## BEGIN Exercise input

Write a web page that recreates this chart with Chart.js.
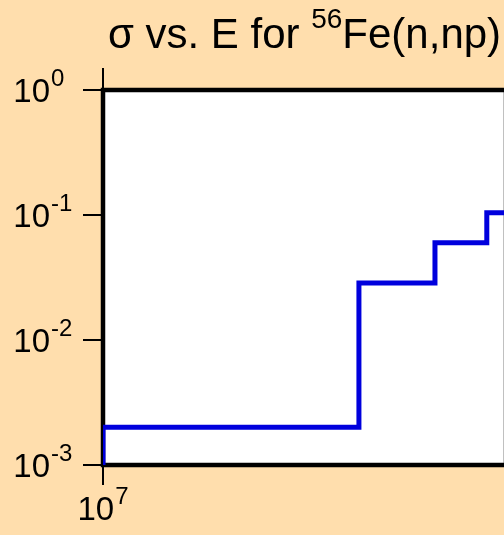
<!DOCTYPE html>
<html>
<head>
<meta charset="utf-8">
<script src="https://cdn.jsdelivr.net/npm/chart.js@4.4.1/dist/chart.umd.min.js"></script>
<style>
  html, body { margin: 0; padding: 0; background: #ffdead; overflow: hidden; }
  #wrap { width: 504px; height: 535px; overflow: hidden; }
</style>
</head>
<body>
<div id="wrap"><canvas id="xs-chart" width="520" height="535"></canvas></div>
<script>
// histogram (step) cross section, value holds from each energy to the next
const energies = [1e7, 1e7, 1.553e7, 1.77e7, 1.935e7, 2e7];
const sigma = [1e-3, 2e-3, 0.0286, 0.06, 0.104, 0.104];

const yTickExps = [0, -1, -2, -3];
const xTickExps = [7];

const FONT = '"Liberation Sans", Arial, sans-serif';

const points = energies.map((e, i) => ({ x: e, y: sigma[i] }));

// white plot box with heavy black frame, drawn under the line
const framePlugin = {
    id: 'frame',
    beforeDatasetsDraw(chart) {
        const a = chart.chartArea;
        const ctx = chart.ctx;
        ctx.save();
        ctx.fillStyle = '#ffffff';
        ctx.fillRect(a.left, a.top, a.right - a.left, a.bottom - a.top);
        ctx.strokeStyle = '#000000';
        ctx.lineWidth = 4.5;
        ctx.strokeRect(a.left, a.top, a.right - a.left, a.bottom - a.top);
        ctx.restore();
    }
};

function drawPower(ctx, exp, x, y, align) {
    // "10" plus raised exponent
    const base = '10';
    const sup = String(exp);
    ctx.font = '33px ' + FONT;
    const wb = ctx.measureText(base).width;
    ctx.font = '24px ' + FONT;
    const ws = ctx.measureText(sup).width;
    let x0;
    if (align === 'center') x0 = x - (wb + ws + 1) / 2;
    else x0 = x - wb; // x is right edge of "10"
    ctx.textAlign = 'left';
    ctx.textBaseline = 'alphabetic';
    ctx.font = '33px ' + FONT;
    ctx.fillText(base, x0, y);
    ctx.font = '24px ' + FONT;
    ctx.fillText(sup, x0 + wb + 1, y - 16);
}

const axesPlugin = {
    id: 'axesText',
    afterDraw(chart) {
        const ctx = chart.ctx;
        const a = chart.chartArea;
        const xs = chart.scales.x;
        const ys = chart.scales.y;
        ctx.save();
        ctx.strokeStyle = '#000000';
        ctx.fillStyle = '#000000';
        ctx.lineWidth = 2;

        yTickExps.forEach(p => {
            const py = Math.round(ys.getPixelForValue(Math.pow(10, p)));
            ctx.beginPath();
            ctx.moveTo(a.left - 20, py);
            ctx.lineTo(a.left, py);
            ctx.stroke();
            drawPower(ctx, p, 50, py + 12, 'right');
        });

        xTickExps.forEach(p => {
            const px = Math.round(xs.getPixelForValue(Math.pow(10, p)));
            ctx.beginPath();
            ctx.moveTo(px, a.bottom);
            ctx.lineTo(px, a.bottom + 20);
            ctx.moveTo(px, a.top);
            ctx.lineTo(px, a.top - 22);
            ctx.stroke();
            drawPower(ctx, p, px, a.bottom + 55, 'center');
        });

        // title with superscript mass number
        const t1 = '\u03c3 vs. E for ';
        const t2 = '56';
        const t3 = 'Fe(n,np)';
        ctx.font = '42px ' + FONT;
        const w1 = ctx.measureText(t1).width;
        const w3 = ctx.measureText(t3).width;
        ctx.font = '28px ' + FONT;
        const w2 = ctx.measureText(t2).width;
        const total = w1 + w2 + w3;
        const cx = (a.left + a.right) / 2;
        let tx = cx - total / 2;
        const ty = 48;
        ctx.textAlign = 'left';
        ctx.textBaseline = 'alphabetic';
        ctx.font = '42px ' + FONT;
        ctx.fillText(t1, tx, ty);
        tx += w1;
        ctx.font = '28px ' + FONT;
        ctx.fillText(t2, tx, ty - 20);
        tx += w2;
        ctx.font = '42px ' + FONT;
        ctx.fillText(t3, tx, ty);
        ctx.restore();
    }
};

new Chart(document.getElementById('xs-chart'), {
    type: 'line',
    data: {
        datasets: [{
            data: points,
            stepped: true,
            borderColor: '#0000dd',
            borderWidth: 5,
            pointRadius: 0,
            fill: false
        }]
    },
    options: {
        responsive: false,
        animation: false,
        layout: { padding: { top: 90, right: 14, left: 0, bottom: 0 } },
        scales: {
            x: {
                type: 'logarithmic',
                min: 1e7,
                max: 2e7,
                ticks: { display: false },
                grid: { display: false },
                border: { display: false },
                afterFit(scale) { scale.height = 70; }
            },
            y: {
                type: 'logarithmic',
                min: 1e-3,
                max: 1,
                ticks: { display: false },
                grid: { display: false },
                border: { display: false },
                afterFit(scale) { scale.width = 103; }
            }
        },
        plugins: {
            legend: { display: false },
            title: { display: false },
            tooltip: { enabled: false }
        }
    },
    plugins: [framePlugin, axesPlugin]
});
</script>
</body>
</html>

## END Exercise input
## BEGIN Exercise input

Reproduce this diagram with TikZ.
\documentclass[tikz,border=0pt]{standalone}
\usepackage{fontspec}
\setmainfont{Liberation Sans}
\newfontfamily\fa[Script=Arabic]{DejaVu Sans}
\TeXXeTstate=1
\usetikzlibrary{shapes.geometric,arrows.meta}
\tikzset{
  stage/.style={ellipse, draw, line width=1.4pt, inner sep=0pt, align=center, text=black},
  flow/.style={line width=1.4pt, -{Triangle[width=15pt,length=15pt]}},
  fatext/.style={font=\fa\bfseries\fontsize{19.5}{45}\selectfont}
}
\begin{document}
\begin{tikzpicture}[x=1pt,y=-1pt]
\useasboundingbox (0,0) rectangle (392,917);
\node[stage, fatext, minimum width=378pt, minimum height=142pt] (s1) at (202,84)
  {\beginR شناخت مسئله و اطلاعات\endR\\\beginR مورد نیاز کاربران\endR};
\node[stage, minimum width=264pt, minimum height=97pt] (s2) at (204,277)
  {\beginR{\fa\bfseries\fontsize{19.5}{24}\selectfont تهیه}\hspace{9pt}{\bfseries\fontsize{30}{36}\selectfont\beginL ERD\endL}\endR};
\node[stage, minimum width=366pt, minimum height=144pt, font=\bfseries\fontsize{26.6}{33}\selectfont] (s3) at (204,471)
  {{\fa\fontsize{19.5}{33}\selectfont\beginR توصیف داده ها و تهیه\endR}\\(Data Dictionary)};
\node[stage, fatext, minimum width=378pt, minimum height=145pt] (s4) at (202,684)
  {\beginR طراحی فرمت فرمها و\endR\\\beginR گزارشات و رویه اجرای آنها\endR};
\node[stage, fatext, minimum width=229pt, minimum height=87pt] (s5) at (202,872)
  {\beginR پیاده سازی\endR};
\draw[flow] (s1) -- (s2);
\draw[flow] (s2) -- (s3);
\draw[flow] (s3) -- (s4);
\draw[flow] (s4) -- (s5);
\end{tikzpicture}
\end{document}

## END Exercise input

Search the records above for the string "this". Copy every line that contains it.

Write a web page that recreates this chart with Chart.js.
Reproduce this diagram with TikZ.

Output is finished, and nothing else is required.